It’s no longer an “us v.s. them” world betten managed service providers and internal IT departments.
Nonprofit and for-profit corporations alike are turning to managed IT service providers, forming partnerships with internal IT departments, as their needs and change with the times.
The idea of a managed service provider is not new by any means, despite this, adoption of the services has remained relatively low. According to a recent CompTIA study, only 3-in-10 organizations had any of their IOT in the hands of a MSP. However, the tides appear to be shifting as more than two-thirds of companies surveyed said they’ve used the services of an outside IT firm within the past 12 months.
As our organizations grow everything get s a little bit more complicated as new processes are implemented, people are hired and technology changes, layers are added to the onion.
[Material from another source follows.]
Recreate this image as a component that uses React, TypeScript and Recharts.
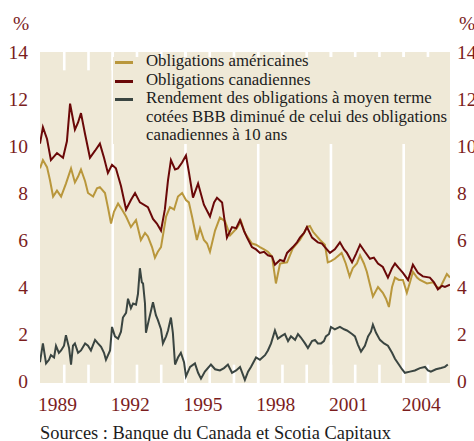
import React from 'react';
import { LineChart, Line, XAxis, YAxis, CartesianGrid, ReferenceLine } from 'recharts';

// ---------- data ----------
const usYears = [1989.0, 1989.12, 1989.29, 1989.41, 1989.54, 1989.7, 1989.87, 1990.07, 1990.28, 1990.44, 1990.57, 1990.69, 1990.86, 1990.98, 1991.19, 1991.35, 1991.47, 1991.68, 1991.8, 1991.93, 1992.05, 1992.22, 1992.38, 1992.55, 1992.75, 1992.96, 1993.16, 1993.33, 1993.45, 1993.62, 1993.74, 1993.86, 1993.99, 1994.2, 1994.36, 1994.53, 1994.69, 1994.86, 1995.02, 1995.14, 1995.27, 1995.47, 1995.6, 1995.76, 1995.89, 1996.01, 1996.22, 1996.42, 1996.63, 1996.84, 1997.12, 1997.29, 1997.45, 1997.74, 1997.91, 1998.07, 1998.24, 1998.4, 1998.57, 1998.73, 1998.9, 1999.19, 1999.43, 1999.72, 1999.89, 2000.01, 2000.13, 2000.26, 2000.55, 2000.75, 2000.87, 2001.0, 2001.16, 2001.44, 2001.61, 2001.77, 2001.9, 2002.07, 2002.2, 2002.36, 2002.48, 2002.61, 2002.73, 2002.94, 2003.14, 2003.27, 2003.39, 2003.52, 2003.64, 2003.8, 2003.97, 2004.13, 2004.26, 2004.38, 2004.55, 2004.67, 2004.96, 2005.21, 2005.37, 2005.49, 2005.66, 2005.78, 2005.91];
const usValues = [9.05, 9.4, 9.1, 8.55, 7.85, 8.1, 7.85, 8.4, 9.05, 8.45, 8.7, 9.0, 8.5, 8.0, 7.85, 8.2, 8.25, 8.0, 7.4, 6.7, 7.2, 7.55, 7.3, 7.0, 6.55, 6.85, 6.0, 6.3, 6.15, 5.7, 5.25, 5.5, 5.7, 7.0, 7.4, 7.3, 7.85, 8.0, 7.7, 7.6, 7.0, 6.0, 6.5, 6.0, 5.85, 5.5, 6.4, 6.95, 6.8, 6.2, 6.5, 6.8, 6.3, 5.85, 5.8, 5.7, 5.6, 5.5, 5.3, 4.15, 5.0, 5.05, 5.65, 6.0, 6.3, 6.55, 6.6, 6.35, 6.0, 5.8, 5.05, 5.1, 5.2, 5.45, 5.0, 4.45, 4.8, 5.0, 5.35, 5.0, 4.65, 4.1, 3.6, 4.0, 3.75, 3.5, 3.15, 4.0, 4.4, 4.3, 4.3, 3.75, 4.2, 4.65, 4.4, 4.3, 4.15, 4.2, 4.0, 3.95, 4.3, 4.55, 4.4];

const cadYears = [1989.0, 1989.12, 1989.29, 1989.45, 1989.7, 1989.95, 1990.11, 1990.24, 1990.44, 1990.57, 1990.69, 1990.86, 1991.06, 1991.27, 1991.47, 1991.64, 1991.8, 1991.97, 1992.13, 1992.34, 1992.55, 1992.75, 1992.92, 1993.12, 1993.45, 1993.66, 1993.82, 1993.99, 1994.15, 1994.28, 1994.4, 1994.57, 1994.69, 1994.86, 1995.02, 1995.14, 1995.31, 1995.52, 1995.76, 1996.01, 1996.18, 1996.3, 1996.51, 1996.71, 1996.92, 1997.09, 1997.25, 1997.41, 1997.54, 1997.74, 1997.91, 1998.07, 1998.24, 1998.4, 1998.57, 1998.69, 1998.9, 1999.06, 1999.19, 1999.43, 1999.6, 1999.72, 1999.89, 2000.01, 2000.22, 2000.46, 2000.63, 2000.75, 2000.96, 2001.16, 2001.37, 2001.54, 2001.66, 2001.87, 2002.03, 2002.2, 2002.4, 2002.61, 2002.77, 2002.94, 2003.14, 2003.35, 2003.52, 2003.64, 2003.8, 2003.97, 2004.18, 2004.38, 2004.59, 2004.79, 2005.08, 2005.25, 2005.41, 2005.58, 2005.7, 2005.91];
const cadValues = [10.1, 10.8, 10.3, 9.4, 9.7, 9.5, 10.2, 11.8, 10.7, 11.0, 11.4, 10.5, 9.5, 9.8, 10.1, 9.5, 8.85, 9.2, 9.05, 8.3, 7.3, 7.7, 8.0, 7.6, 7.4, 6.9, 6.7, 6.4, 7.3, 8.55, 9.4, 9.0, 9.05, 9.3, 9.6, 8.9, 7.8, 8.4, 7.5, 7.0, 7.6, 7.8, 7.6, 6.1, 6.55, 6.5, 6.85, 6.4, 6.1, 5.7, 5.6, 5.45, 5.5, 5.35, 5.3, 4.95, 5.15, 5.1, 5.45, 5.7, 5.9, 6.1, 6.3, 6.55, 6.1, 5.9, 5.85, 5.7, 5.45, 5.6, 5.9, 5.6, 5.45, 5.05, 5.4, 5.8, 5.5, 5.2, 5.25, 5.0, 4.85, 4.4, 4.8, 5.0, 4.8, 4.6, 4.3, 4.95, 4.6, 4.45, 4.4, 4.2, 3.9, 4.05, 4.0, 4.1];

const spreadYears = [1989.0, 1989.12, 1989.25, 1989.37, 1989.45, 1989.58, 1989.66, 1989.78, 1989.87, 1989.99, 1990.07, 1990.2, 1990.28, 1990.36, 1990.44, 1990.57, 1990.69, 1990.86, 1990.98, 1991.1, 1991.27, 1991.39, 1991.52, 1991.64, 1991.72, 1991.89, 1991.97, 1992.09, 1992.22, 1992.34, 1992.42, 1992.55, 1992.63, 1992.75, 1992.84, 1992.96, 1993.04, 1993.12, 1993.2, 1993.25, 1993.33, 1993.37, 1993.49, 1993.66, 1993.78, 1993.86, 1993.99, 1994.07, 1994.2, 1994.28, 1994.4, 1994.48, 1994.57, 1994.69, 1994.81, 1994.94, 1995.02, 1995.19, 1995.39, 1995.52, 1995.64, 1995.8, 1996.05, 1996.22, 1996.42, 1996.59, 1996.75, 1996.92, 1997.09, 1997.25, 1997.45, 1997.58, 1997.7, 1997.91, 1998.07, 1998.28, 1998.4, 1998.53, 1998.69, 1998.81, 1998.94, 1999.1, 1999.23, 1999.35, 1999.52, 1999.64, 1999.76, 1999.93, 2000.05, 2000.22, 2000.34, 2000.46, 2000.59, 2000.71, 2000.79, 2000.92, 2001.0, 2001.16, 2001.37, 2001.54, 2001.66, 2001.87, 2001.99, 2002.11, 2002.24, 2002.4, 2002.53, 2002.65, 2002.73, 2002.86, 2003.02, 2003.19, 2003.35, 2003.52, 2003.64, 2003.8, 2003.93, 2004.05, 2004.26, 2004.46, 2004.67, 2004.88, 2005.0, 2005.12, 2005.33, 2005.54, 2005.7, 2005.82];
const spreadValues = [0.8, 1.6, 0.75, 0.9, 1.1, 1.0, 1.5, 1.2, 1.3, 1.5, 1.95, 1.4, 0.7, 1.5, 1.6, 1.2, 1.3, 1.6, 1.5, 1.3, 1.75, 1.6, 1.45, 1.2, 0.9, 1.3, 2.3, 1.9, 1.8, 2.1, 2.7, 2.9, 3.5, 3.1, 3.3, 3.25, 3.7, 4.8, 4.2, 4.15, 3.3, 2.05, 2.6, 3.35, 2.8, 2.6, 2.2, 1.6, 1.9, 2.15, 2.7, 2.05, 0.7, 1.0, 1.2, 0.8, 0.2, 0.6, 0.75, 0.35, 0.1, 0.4, 0.7, 0.5, 0.45, 0.55, 0.7, 0.35, 0.45, 0.6, 0.05, 0.4, 0.6, 1.0, 0.9, 1.1, 1.3, 1.6, 2.15, 1.8, 1.9, 2.0, 1.7, 1.9, 1.75, 2.0, 1.85, 1.6, 1.4, 1.7, 1.75, 1.6, 1.6, 1.7, 1.9, 2.0, 2.3, 2.2, 2.3, 2.2, 2.15, 2.0, 1.9, 1.55, 1.25, 1.5, 1.9, 2.1, 2.4, 2.05, 1.75, 1.6, 1.5, 1.2, 0.95, 0.7, 0.5, 0.35, 0.4, 0.45, 0.55, 0.6, 0.45, 0.4, 0.5, 0.55, 0.6, 0.7];

const yTicks = [0, 2, 4, 6, 8, 10, 12, 14];
const gridValues = [2, 4, 6, 8, 10, 12];
const yearLabels = [1989, 1992, 1995, 1998, 2001, 2004];
const gridYears = [1992, 1995, 1998, 2001, 2004];
const minorYears = [1990, 1991, 1993, 1994, 1996, 1997, 1999, 2000, 2002, 2003, 2005];
const seriesNames = ['Obligations américaines', 'Obligations canadiennes'];
const spreadNameLines = [
  'Rendement des obligations à moyen terme',
  'cotées BBB diminué de celui des obligations',
  'canadiennes à 10 ans',
];
const unitLabel = '%';
const sourceText = 'Sources : Banque du Canada et Scotia Capitaux';

const X_MIN = 1989.0;
const X_MAX = 2005.91;
const Y_MIN = -0.085;
const Y_MAX = 14;
const TICK_LEN = 0.78;

const zip = (xs: number[], ys: number[]) => xs.map((t, i) => ({ t, v: ys[i] }));
const usData = zip(usYears, usValues);
const cadData = zip(cadYears, cadValues);
const spreadData = zip(spreadYears, spreadValues);

// ---------- styles ----------
const FONT = '"Liberation Serif", "Times New Roman", serif';
const AXIS_RED = '#7b1d1d';
const BG = '#efe9d7';
const GOLD = '#b9973c';
const DARKRED = '#6a0808';
const GREY = '#3a4541';
const TEXT = '#1c1c1c';

const XTick = (props: any) => {
  const { x, y, payload } = props;
  return (
    <text x={x - 2} y={y} dy="0.71em" textAnchor="start" fill={AXIS_RED} fontSize={19.5} fontFamily={FONT}>
      {payload.value}
    </text>
  );
};

export default function App() {
  return (
    <div style={{ position: 'absolute', left: 0, top: 0, width: 474, height: 441, overflow: 'hidden', background: '#fff' }}>
      <LineChart width={474} height={441} margin={{ top: 52, right: 0, bottom: 0, left: 0 }}>
        <CartesianGrid
          fill={BG}
          fillOpacity={1}
          stroke="#ffffff"
          strokeWidth={2.6}
          horizontalValues={gridValues}
          verticalValues={gridYears}
        />
        <XAxis
          dataKey="t"
          type="number"
          domain={[X_MIN, X_MAX]}
          ticks={yearLabels}
          tick={<XTick />}
          axisLine={false}
          tickLine={false}
          tickSize={0}
          tickMargin={14}
          height={58}
          allowDataOverflow
        />
        <YAxis
          yAxisId="left"
          orientation="left"
          type="number"
          domain={[Y_MIN, Y_MAX]}
          ticks={yTicks}
          axisLine={false}
          tickLine={false}
          tickSize={0}
          tickMargin={12}
          width={40}
          tick={{ fill: AXIS_RED, fontSize: 19.5, fontFamily: FONT }}
          allowDataOverflow
        />
        <YAxis
          yAxisId="right"
          orientation="right"
          type="number"
          domain={[Y_MIN, Y_MAX]}
          ticks={yTicks}
          axisLine={false}
          tickLine={false}
          tickSize={0}
          tickMargin={7}
          width={24}
          tick={{ fill: AXIS_RED, fontSize: 19.5, fontFamily: FONT, textAnchor: 'start' }}
          allowDataOverflow
        />
        {[...minorYears, ...gridYears].map((yr) => (
          <ReferenceLine
            key={'b' + yr}
            yAxisId="left"
            segment={[{ x: yr, y: Y_MIN }, { x: yr, y: Y_MIN + TICK_LEN }]}
            stroke="#ffffff"
            strokeWidth={2.6}
          />
        ))}
        {[...minorYears, ...gridYears].map((yr) => (
          <ReferenceLine
            key={'t' + yr}
            yAxisId="left"
            segment={[{ x: yr, y: Y_MAX }, { x: yr, y: Y_MAX - TICK_LEN }]}
            stroke="#ffffff"
            strokeWidth={2.6}
          />
        ))}
        <Line yAxisId="left" data={spreadData} dataKey="v" stroke={GREY} strokeWidth={2} dot={false} isAnimationActive={false} />
        <Line yAxisId="left" data={usData} dataKey="v" stroke={GOLD} strokeWidth={2} dot={false} isAnimationActive={false} />
        <Line yAxisId="left" data={cadData} dataKey="v" stroke={DARKRED} strokeWidth={2} dot={false} isAnimationActive={false} />
      </LineChart>

      {/* unit labels */}
      <div style={{ position: 'absolute', left: 13, top: 13, fontFamily: FONT, fontSize: 19.5, color: AXIS_RED }}>{unitLabel}</div>
      <div style={{ position: 'absolute', left: 459, top: 13, fontFamily: FONT, fontSize: 19.5, color: AXIS_RED }}>{unitLabel}</div>

      {/* legend */}
      <div
        style={{
          position: 'absolute',
          left: 113,
          top: 57,
          width: 326,
          height: 87,
          background: BG,
        }}
      />
      <div style={{ position: 'absolute', left: 115, top: 52, fontFamily: FONT, fontSize: 16.8, lineHeight: '18.5px', color: TEXT }}>
        {[
          { color: GOLD, lines: [seriesNames[0]] },
          { color: DARKRED, lines: [seriesNames[1]] },
          { color: GREY, lines: spreadNameLines },
        ].map((item, i) => (
          <div key={i} style={{ position: 'relative', paddingLeft: 31, whiteSpace: 'nowrap' }}>
            <span style={{ position: 'absolute', left: 0, top: 9, width: 18, height: 3, background: item.color }} />
            {item.lines.map((l, j) => (
              <div key={j}>{l}</div>
            ))}
          </div>
        ))}
      </div>

      {/* source */}
      <div style={{ position: 'absolute', left: 40, top: 423, fontFamily: FONT, fontSize: 18.4, color: TEXT, whiteSpace: 'nowrap' }}>
        {sourceText}
      </div>
    </div>
  );
}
The same can be said for most large organizations’ IT staff and infrastructure, which subsequently leads to greater level of complexity and increase chances for an IT staff to miss something.
“Very few of these companies get rid of their IT staffs just because they join up with an MSP,” said the report’s author, Carolyn April, a senior director of Industry Analysis at CompTIA.
Because of this increased complexity, large organizations often partner very closely with a managed services provider to find and fix problems and redundancies within their infrastructure.
“It elevates the IT staff and brings them out of the shadows within the organization,” she says. “It allows them to focus on a custom app dev project or cloud initiative — something highly strategic. I think that’s a win-win for your IT staff.”
Tech Impact believes this collaboration is key to success when nonprofits work with managed service providers. Organizations have found when outsourcing their email hosting, CRM applications, storage, backup and recovery to a managed services provider their IT related costs go down, and their existing IT staff is more productive on business critical projects.